I question the person more than the place when someone says they had a bad time there.
 
011308_sapphire.JPG

Is this inverted? It's just not orienting to me correctly.

Blackcomb Glacier is kinda N-S with Sapphire on the east-facing/west-located slope. Right?
 
My impression was that those steep bowls from Spanky's ladder were all close to north facing. The pictures were taken close to noon, so the shadows should be pointing north. But now we have Google Earth to answer questions like this.

Blowhole, the upper glacier and Sapphire to Ruby Bowls all face northeast. The Blackcomb glacier fall line bends gradually to skier's left and is facing northwest when it passes below those bowls. The runout trail continues the bend and eventually faces west, parallel to the Solar Coaster and Excelerator fall lines.

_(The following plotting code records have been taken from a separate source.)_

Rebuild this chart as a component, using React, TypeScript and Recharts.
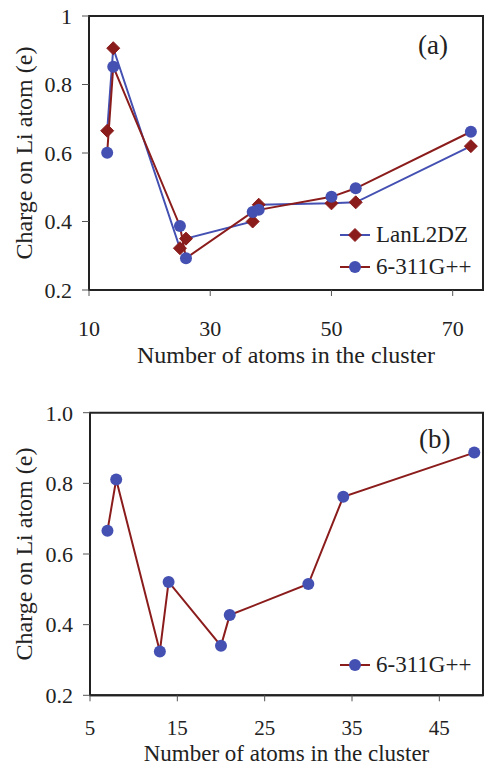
import { LineChart, Line, XAxis, YAxis, Legend, ReferenceArea } from "recharts";

// panel (a)
const atomsA = [13, 14, 25, 26, 37, 38, 50, 54, 73];
const lanl2dzA = [0.665, 0.906, 0.322, 0.35, 0.4, 0.449, 0.453, 0.456, 0.62];
const g311A = [0.601, 0.852, 0.387, 0.293, 0.428, 0.434, 0.472, 0.497, 0.662];
const xTicksA = [10, 30, 50, 70];
const yTicksA = [0.2, 0.4, 0.6, 0.8, 1];

// panel (b)
const atomsB = [7, 8, 13, 14, 20, 21, 30, 34, 49];
const g311B = [0.666, 0.811, 0.324, 0.521, 0.34, 0.427, 0.515, 0.762, 0.887];
const xTicksB = [5, 15, 25, 35, 45];
const yTicksB = [0.2, 0.4, 0.6, 0.8, 1.0];

const BLUE = "#4450b2";
const RED = "#8b1c1c";
const INK = "#222";
const FONT = "Liberation Serif";

const dataA = atomsA.map((n, i) => ({ n, lanl: lanl2dzA[i], g311: g311A[i] }));
const dataB = atomsB.map((n, i) => ({ n, g311: g311B[i] }));

const Diamond = ({ cx, cy }: { cx?: number; cy?: number }) => {
  if (cx == null || cy == null) return null;
  const s = 6.5;
  return (
    <polygon
      points={`${cx},${cy - s} ${cx + s},${cy} ${cx},${cy + s} ${cx - s},${cy}`}
      fill={RED}
      stroke={RED}
    />
  );
};

const YTitle = (props: any) => {
  const vb = props.viewBox || {};
  const x = 24;
  const y = vb.y + vb.height / 2;
  return (
    <text
      x={x}
      y={y}
      transform={`rotate(-90, ${x}, ${y})`}
      textAnchor="middle"
      dominantBaseline="central"
      fontSize={24}
      fontFamily={FONT}
      fill={INK}
    >
      Charge on Li atom (e)
    </text>
  );
};

const LegendRow = ({ line, marker, name }: { line: string; marker: "diamond" | "circle"; name: string }) => (
  <div style={{ display: "flex", alignItems: "center", height: 32 }}>
    <svg width={31} height={20}>
      <line x1={0} y1={10} x2={30} y2={10} stroke={line} strokeWidth={2} />
      {marker === "diamond" ? <Diamond cx={15} cy={10} /> : <circle cx={15} cy={10} r={6} fill={BLUE} />}
    </svg>
    <span style={{ marginLeft: 5 }}>{name}</span>
  </div>
);

const legendContent = (props: any) => {
  const items = [...(props.payload || [])].sort((a: any, b: any) =>
    a.dataKey === "lanl" ? -1 : b.dataKey === "lanl" ? 1 : 0
  );
  return (
    <div style={{ fontFamily: FONT, fontSize: 23, color: INK }}>
      {items.map((p: any) => (
        <LegendRow
          key={p.value}
          name={p.value}
          line={p.color}
          marker={p.dataKey === "lanl" ? "diamond" : "circle"}
        />
      ))}
    </div>
  );
};

const tickStyle = { fontSize: 22, fill: INK, fontFamily: FONT };
const tickStyleB = { fontSize: 21, fill: INK, fontFamily: FONT };

export default function App() {
  return (
    <div style={{ position: "absolute", left: 0, top: 0, width: 484, height: 767, background: "#fff", fontFamily: FONT }}>
      <div style={{ position: "absolute", left: 0, top: 0 }}>
        <LineChart width={484} height={380} data={dataA} margin={{ top: 16, right: 1, left: 0, bottom: 0 }}>
          <XAxis
            dataKey="n"
            type="number"
            domain={[10, 75]}
            ticks={xTicksA}
            height={90}
            tick={tickStyle}
            tickSize={6}
            tickMargin={24}
            axisLine={{ stroke: INK, strokeWidth: 2 }}
            tickLine={{ stroke: "#555" }}
            label={{ value: "Number of atoms in the cluster", position: "insideBottom", offset: 17, fontSize: 24, fill: INK, fontFamily: FONT }}
          />
          <YAxis
            type="number"
            domain={[0.2, 1]}
            ticks={yTicksA}
            width={89}
            tick={tickStyle}
            tickSize={7}
            tickMargin={10}
            axisLine={{ stroke: INK, strokeWidth: 2 }}
            tickLine={{ stroke: "#555" }}
            label={YTitle}
          />
          <ReferenceArea x1={10} x2={75} y1={0.2} y2={1} fill="none" stroke={INK} strokeWidth={2} />
          <Legend
            layout="vertical"
            align="center"
            verticalAlign="middle"
            content={legendContent}
            wrapperStyle={{ left: 340, top: 219, width: "auto", margin: 0 }}
          />
          <Line
            dataKey="lanl"
            name="LanL2DZ"
            stroke={BLUE}
            strokeWidth={2}
            dot={(p: any) => <Diamond key={`d${p.index}`} cx={p.cx} cy={p.cy} />}
            isAnimationActive={false}
          />
          <Line
            dataKey="g311"
            name="6-311G++"
            stroke={RED}
            strokeWidth={2}
            dot={{ r: 6, fill: BLUE, stroke: BLUE, strokeWidth: 0 }}
            isAnimationActive={false}
          />
        </LineChart>
        <div style={{ position: "absolute", left: 418, top: 30, fontSize: 27, color: INK, fontFamily: FONT }}>(a)</div>
      </div>

      <div style={{ position: "absolute", left: 0, top: 390 }}>
        <LineChart width={484} height={377} data={dataB} margin={{ top: 22.7, right: 1, left: 0, bottom: 0 }}>
          <XAxis
            dataKey="n"
            type="number"
            domain={[5, 50]}
            ticks={xTicksB}
            height={71.7}
            tick={tickStyleB}
            tickSize={6}
            tickMargin={19}
            axisLine={{ stroke: INK, strokeWidth: 2 }}
            tickLine={{ stroke: "#555" }}
            label={{ value: "Number of atoms in the cluster", position: "insideBottom", offset: 6, fontSize: 23, fill: INK, fontFamily: FONT }}
          />
          <YAxis
            type="number"
            domain={[0.2, 1]}
            ticks={yTicksB}
            tickFormatter={(v: number) => v.toFixed(1)}
            width={90}
            tick={tickStyle}
            tickSize={7}
            tickMargin={10}
            axisLine={{ stroke: INK, strokeWidth: 2 }}
            tickLine={{ stroke: "#555" }}
            label={YTitle}
          />
          <ReferenceArea x1={5} x2={50} y1={0.2} y2={1} fill="none" stroke={INK} strokeWidth={2} />
          <Legend
            layout="vertical"
            align="center"
            verticalAlign="middle"
            content={legendContent}
            wrapperStyle={{ left: 340, top: 259, width: "auto", margin: 0 }}
          />
          <Line
            dataKey="g311"
            name="6-311G++"
            stroke={RED}
            strokeWidth={2}
            dot={{ r: 6, fill: BLUE, stroke: BLUE, strokeWidth: 0 }}
            isAnimationActive={false}
          />
        </LineChart>
        <div style={{ position: "absolute", left: 419, top: 34, fontSize: 27, color: INK, fontFamily: FONT }}>(b)</div>
      </div>
    </div>
  );
}
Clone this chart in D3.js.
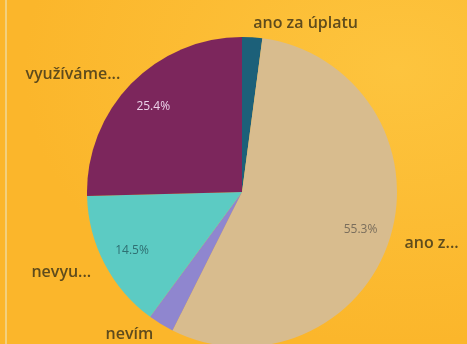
<!DOCTYPE html>
<html>
<head>
<meta charset="utf-8">
<script src="https://cdn.jsdelivr.net/npm/d3@7/dist/d3.min.js"></script>
<style>
  html, body { margin: 0; padding: 0; background: #fbb52a; }
  svg { display: block; }
</style>
</head>
<body>
<svg id="chart" width="467" height="344"></svg>
<script>
// Answers, in clockwise order from 12 o'clock
const categories = ["ano za úplatu", "ano z...", "nevím", "nevyu...", "využíváme..."];
const shares = [2.1, 55.3, 2.7, 14.5, 25.4];
const sliceColors = ["#1f6079", "#d8bc8e", "#8f86cf", "#5ccbc3", "#7b275b"];
const valueLabelColors = ["#ffffff", "#7a6e5c", "#ffffff", "#2f6f72", "#ecd3ea"];
const showValue = [false, true, false, true, true];

const W = 467, H = 344;
const cx = 242, cy = 192, R = 155;

const svg = d3.select("#chart");

// backdrop: warm orange with a lighter glow toward the upper right
const defs = svg.append("defs");
const glow = defs.append("radialGradient").attr("id", "glow")
  .attr("cx", "0.85").attr("cy", "0.2").attr("r", "0.8");
glow.append("stop").attr("offset", "0").attr("stop-color", "#fdc43e");
glow.append("stop").attr("offset", "1").attr("stop-color", "#fbb62b");
defs.append("filter").attr("id", "soft")
  .append("feGaussianBlur").attr("stdDeviation", 0.45);

svg.append("rect").attr("width", W).attr("height", H).attr("fill", "url(#glow)");
svg.append("rect").attr("x", 5).attr("y", 0).attr("width", 2).attr("height", H)
  .attr("fill", "#f3d07c");

const pie = d3.pie().sort(null).value(d => d.v);
const data = categories.map((c, i) => ({ c, v: shares[i], i }));
const arcs = pie(data);

const arc = d3.arc().innerRadius(0).outerRadius(R);
const valueArc = d3.arc().innerRadius(124).outerRadius(124);
const nameArc = d3.arc().innerRadius(170).outerRadius(170);

const g = svg.append("g").attr("transform", `translate(${cx},${cy})`)
  .attr("filter", "url(#soft)");

g.selectAll("path.slice").data(arcs).join("path")
  .attr("class", "slice")
  .attr("d", arc)
  .attr("fill", d => sliceColors[d.data.i]);

g.selectAll("text.value").data(arcs.filter(d => showValue[d.data.i])).join("text")
  .attr("class", "value")
  .attr("transform", d => `translate(${valueArc.centroid(d)})`)
  .attr("text-anchor", "middle")
  .attr("dominant-baseline", "central")
  .attr("font-family", "'Open Sans', sans-serif")
  .attr("font-size", 12)
  .attr("fill", d => valueLabelColors[d.data.i])
  .text(d => d.data.v.toFixed(1) + "%");

// category names sit outside the rim; keep the lowest one inside the frame
const namePos = d => {
  const [x, y] = nameArc.centroid(d);
  return [x, Math.min(y, H - cy - 11)];
};

g.selectAll("text.name").data(arcs).join("text")
  .attr("class", "name")
  .attr("transform", d => `translate(${namePos(d)})`)
  .attr("text-anchor", d => namePos(d)[0] >= 0 ? "start" : "end")
  .attr("dominant-baseline", "central")
  .attr("font-family", "'Open Sans', sans-serif")
  .attr("font-weight", 600)
  .attr("font-size", 16)
  .attr("fill", "#5e4b1c")
  .text(d => d.data.c);
</script>
</body>
</html>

I've never seen anything other than dry winter snow on either the Blackcomb Glacier or the Spanky's bowls. The open glacier can get some wind effect, but the steeps from Spanky's are exceptionally well sheltered.

I question the person more than the place when someone says they had a bad time there.
I'm inclined to agree with this, but the visibility does create issues in finding the best lines, even with 15 prior days there before this trip. I did a decent navigation job Thursday but not so good at times on Friday. On my own I wasn't going to look for the more technical entrances to steep terrain in the fog and snow. If you turn the navigation job over to Extremely Canadian or other knowledgeable locals you won't be disappointed.

I was lucky that my first 3 days back in 1991 were clear, though with about 70% spring conditions. I do think Whistler is not a good place for beginners (teaching areas are low down where snow conditions are variable) and somewhat less than ideal for low intermediates.

For advanced intermediates and up terrain is unbeatable in North America. And upper mountain snow consistency is first-rate.